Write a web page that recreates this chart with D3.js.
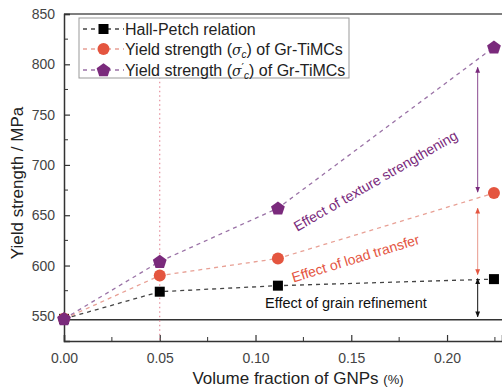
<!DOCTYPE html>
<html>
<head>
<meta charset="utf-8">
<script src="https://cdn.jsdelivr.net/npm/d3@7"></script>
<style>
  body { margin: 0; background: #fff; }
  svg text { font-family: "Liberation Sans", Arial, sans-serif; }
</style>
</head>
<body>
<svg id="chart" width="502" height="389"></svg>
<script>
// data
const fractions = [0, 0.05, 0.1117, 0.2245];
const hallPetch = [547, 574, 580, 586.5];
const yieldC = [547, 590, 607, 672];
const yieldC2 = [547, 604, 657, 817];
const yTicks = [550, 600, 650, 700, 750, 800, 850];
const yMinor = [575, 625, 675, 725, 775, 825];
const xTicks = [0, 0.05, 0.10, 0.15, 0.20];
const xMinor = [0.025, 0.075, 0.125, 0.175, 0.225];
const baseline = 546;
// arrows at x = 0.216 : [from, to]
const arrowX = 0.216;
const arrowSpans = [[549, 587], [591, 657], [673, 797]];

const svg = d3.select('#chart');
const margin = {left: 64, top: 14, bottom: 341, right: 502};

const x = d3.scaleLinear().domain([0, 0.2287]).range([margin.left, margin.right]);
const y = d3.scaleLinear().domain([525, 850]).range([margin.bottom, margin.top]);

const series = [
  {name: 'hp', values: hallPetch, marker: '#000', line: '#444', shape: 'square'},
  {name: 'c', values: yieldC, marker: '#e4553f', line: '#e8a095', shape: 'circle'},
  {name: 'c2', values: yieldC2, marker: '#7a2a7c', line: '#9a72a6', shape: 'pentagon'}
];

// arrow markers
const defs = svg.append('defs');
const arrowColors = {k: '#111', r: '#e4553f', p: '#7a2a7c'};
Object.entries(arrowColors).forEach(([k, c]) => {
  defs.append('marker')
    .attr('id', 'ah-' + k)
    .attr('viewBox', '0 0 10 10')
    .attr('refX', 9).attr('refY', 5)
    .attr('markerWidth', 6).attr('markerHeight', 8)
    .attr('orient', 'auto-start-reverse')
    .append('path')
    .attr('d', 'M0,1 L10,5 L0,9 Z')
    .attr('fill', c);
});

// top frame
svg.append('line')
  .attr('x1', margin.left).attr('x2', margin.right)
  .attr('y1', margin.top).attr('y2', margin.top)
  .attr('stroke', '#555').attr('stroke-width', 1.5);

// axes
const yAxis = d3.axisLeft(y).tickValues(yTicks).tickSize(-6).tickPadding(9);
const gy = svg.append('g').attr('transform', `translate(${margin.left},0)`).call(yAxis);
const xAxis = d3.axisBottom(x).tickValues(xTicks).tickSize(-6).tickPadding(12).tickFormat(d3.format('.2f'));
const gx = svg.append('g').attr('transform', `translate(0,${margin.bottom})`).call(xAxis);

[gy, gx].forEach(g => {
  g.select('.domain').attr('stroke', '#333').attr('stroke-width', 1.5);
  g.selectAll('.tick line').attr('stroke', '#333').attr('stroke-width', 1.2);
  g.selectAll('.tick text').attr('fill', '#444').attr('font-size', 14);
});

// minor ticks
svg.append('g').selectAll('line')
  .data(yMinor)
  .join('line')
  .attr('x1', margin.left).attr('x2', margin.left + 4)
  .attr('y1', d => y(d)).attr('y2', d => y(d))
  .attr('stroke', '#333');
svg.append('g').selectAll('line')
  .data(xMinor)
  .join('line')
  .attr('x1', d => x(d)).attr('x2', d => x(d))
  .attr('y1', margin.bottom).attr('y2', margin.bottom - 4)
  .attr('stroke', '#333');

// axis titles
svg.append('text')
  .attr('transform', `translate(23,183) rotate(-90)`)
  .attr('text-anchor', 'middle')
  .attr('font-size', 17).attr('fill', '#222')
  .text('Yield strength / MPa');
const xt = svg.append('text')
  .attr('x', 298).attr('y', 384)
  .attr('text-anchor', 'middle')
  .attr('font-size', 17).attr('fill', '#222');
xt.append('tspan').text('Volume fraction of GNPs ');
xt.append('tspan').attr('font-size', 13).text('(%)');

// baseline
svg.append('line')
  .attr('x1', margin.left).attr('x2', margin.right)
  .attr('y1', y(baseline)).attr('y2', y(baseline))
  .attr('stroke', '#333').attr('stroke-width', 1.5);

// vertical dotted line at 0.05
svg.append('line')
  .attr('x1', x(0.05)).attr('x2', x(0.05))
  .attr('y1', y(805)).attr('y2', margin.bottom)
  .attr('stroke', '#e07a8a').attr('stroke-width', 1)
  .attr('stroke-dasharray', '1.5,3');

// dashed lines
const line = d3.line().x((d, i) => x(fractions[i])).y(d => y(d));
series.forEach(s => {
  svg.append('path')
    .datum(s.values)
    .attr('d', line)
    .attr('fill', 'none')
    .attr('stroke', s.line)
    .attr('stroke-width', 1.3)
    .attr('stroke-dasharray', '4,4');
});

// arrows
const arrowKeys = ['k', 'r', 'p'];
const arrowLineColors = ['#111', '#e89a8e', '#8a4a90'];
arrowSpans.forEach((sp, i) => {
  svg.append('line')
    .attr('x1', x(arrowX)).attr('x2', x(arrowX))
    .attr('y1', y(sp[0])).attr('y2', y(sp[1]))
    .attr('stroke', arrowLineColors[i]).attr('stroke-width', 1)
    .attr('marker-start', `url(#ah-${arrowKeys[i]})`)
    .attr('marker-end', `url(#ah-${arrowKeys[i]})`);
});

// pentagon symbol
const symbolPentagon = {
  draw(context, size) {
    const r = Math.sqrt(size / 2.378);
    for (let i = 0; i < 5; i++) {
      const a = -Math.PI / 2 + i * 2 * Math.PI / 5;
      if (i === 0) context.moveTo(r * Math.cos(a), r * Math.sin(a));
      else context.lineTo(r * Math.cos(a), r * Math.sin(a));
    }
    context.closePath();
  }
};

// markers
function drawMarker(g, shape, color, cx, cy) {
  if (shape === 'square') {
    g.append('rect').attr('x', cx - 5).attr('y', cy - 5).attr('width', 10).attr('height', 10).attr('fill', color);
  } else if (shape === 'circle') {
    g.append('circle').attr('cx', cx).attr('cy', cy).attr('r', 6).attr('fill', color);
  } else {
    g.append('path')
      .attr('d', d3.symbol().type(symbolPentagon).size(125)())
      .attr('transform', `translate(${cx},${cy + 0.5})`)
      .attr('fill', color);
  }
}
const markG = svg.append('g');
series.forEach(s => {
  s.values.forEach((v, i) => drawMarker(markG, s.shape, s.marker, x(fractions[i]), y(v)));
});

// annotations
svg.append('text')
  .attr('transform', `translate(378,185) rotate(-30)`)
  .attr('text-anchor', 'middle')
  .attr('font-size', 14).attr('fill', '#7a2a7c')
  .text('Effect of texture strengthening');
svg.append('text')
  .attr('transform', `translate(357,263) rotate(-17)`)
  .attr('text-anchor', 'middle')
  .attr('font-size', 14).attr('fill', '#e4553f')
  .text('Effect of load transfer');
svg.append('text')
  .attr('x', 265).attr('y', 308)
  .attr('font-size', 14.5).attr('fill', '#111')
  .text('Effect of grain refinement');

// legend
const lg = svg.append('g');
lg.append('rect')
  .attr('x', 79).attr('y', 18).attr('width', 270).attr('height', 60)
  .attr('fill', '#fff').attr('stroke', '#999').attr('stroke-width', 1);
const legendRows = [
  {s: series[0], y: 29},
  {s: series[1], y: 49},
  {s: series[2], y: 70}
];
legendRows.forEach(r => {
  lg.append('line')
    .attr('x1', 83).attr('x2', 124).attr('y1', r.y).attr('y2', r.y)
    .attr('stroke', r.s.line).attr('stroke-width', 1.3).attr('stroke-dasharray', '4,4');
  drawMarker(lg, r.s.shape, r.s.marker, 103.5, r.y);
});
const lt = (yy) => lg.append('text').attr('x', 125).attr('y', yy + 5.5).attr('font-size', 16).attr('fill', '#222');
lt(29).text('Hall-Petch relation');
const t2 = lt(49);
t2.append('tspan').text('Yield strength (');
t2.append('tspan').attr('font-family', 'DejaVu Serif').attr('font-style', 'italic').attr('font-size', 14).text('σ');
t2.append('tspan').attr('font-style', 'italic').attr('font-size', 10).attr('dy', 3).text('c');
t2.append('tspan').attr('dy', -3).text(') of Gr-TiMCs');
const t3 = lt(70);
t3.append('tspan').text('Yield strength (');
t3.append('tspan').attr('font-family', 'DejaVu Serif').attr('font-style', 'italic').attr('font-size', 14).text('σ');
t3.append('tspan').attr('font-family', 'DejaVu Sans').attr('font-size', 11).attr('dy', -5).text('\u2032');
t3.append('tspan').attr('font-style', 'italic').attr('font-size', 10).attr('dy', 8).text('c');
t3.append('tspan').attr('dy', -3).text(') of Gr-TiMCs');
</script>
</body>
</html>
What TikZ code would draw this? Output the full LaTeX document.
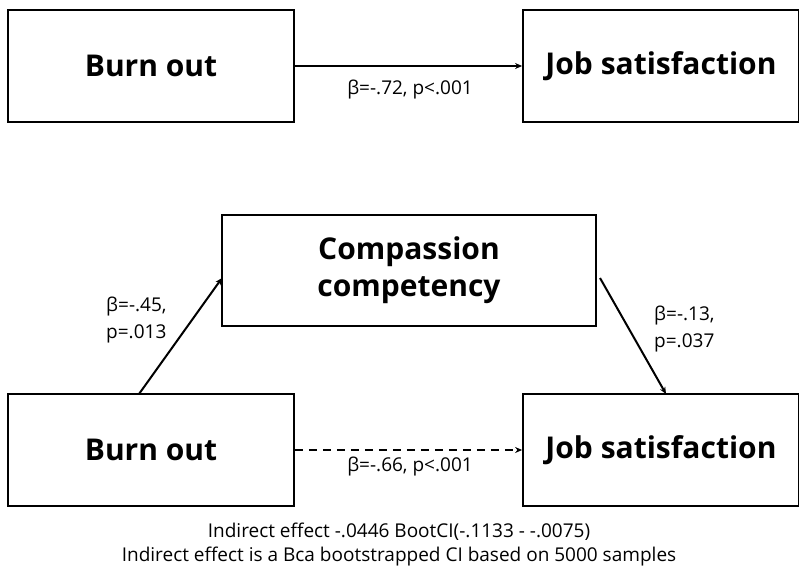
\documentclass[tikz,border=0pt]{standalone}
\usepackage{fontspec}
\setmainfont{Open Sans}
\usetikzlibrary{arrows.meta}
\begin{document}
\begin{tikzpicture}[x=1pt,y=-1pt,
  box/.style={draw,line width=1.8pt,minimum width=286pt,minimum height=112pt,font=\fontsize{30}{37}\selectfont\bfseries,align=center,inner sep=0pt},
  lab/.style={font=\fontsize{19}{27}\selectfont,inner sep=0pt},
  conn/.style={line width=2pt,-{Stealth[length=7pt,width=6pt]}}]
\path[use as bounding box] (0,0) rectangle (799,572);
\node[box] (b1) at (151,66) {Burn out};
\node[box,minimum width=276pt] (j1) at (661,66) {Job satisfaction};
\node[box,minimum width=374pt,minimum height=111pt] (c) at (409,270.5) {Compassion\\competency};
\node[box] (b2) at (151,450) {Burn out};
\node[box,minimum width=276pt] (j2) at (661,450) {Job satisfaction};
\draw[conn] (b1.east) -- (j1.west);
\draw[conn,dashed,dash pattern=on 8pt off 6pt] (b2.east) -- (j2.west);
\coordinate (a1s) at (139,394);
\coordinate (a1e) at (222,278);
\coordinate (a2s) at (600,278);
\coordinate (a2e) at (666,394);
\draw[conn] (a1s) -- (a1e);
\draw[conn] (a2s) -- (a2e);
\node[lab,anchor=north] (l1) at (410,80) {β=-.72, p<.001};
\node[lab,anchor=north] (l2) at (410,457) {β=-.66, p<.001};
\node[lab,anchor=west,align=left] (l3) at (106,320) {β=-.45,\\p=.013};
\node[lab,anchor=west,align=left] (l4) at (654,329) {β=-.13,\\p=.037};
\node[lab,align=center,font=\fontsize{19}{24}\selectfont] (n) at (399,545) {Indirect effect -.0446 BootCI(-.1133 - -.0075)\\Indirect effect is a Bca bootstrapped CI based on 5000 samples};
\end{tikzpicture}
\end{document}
-*-*-
• _What you are asked to do_
Reproduce exactly the run of lines that opens the listing and closes with the line holding "const arrowSpans = [[549, 587], [591, 657], [673, 797]];". Pictures are excluded.

• _Full response_
Write a web page that recreates this chart with D3.js.
<!DOCTYPE html>
<html>
<head>
<meta charset="utf-8">
<script src="https://cdn.jsdelivr.net/npm/d3@7"></script>
<style>
  body { margin: 0; background: #fff; }
  svg text { font-family: "Liberation Sans", Arial, sans-serif; }
</style>
</head>
<body>
<svg id="chart" width="502" height="389"></svg>
<script>
// data
const fractions = [0, 0.05, 0.1117, 0.2245];
const hallPetch = [547, 574, 580, 586.5];
const yieldC = [547, 590, 607, 672];
const yieldC2 = [547, 604, 657, 817];
const yTicks = [550, 600, 650, 700, 750, 800, 850];
const yMinor = [575, 625, 675, 725, 775, 825];
const xTicks = [0, 0.05, 0.10, 0.15, 0.20];
const xMinor = [0.025, 0.075, 0.125, 0.175, 0.225];
const baseline = 546;
// arrows at x = 0.216 : [from, to]
const arrowX = 0.216;
const arrowSpans = [[549, 587], [591, 657], [673, 797]];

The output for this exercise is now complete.